Advanced Topics in Product Development
This modular course is designed to complement previous coursework in the MPD program, with an emphasis on engineering concepts and tools needed by technical leaders of product development projects. Topics to be covered in this edition of the course include: impact of the Internet on product realization, the product development process within the extended enterprise, intellectual property management and implications for product and platform architecture, and information technology and supply chain management. Prerequisite: successful completion of all coursework in the MPD program (4 credits).
Systems dynamics deals with the time-based behavior and control of nonlinear systems. This course will introduce the concepts of systemic thinking, nonlinear dynamics, and control principles as they apply to enterprise issues such as the product development process, innovation diffusion, product differentiation, supply chain dynamics, and organizational learning. Topics include causal models, system archetypes, feedback and feed forward loops, exponential growth, goal seeking behavior, instability and sensitivity analysis. A continuous time simulation tool, such as I Think, Stella or Vensim, will be utilized to model and analyze the behavior of a variety of enterprise systems (4 credits).
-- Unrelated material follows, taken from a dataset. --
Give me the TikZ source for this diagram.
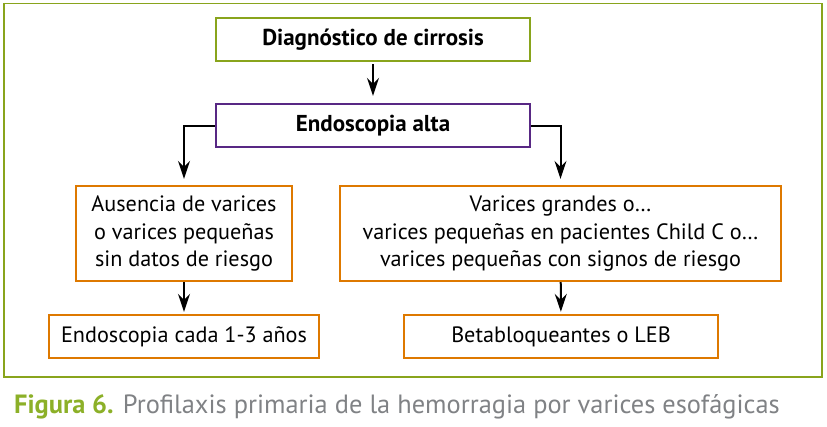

Seminar in Management: New Venture Creation
The purpose of this course is to learn how to use the entrepreneurial perspective to make better business decisions. We will learn how entrepreneurs create and recognize opportunity, and how they form new enterprises and build them. The primary outcome is the development of a plan for a new business. As a team, you will select the one idea that you believe will make a successful business. You will make an oral presentation and prepare a final business plan that would be of a quality acceptable to a venture capitalist, bank loan officer, or sophisticated private investor. The course will cover the entrepreneurial process from conception to implementation of a new venture. Topics include: opportunity search and evaluation, critical driving forces in new venture success, identifying financial resources, venture opportunity screening techniques, and harvesting the venture (4 credits).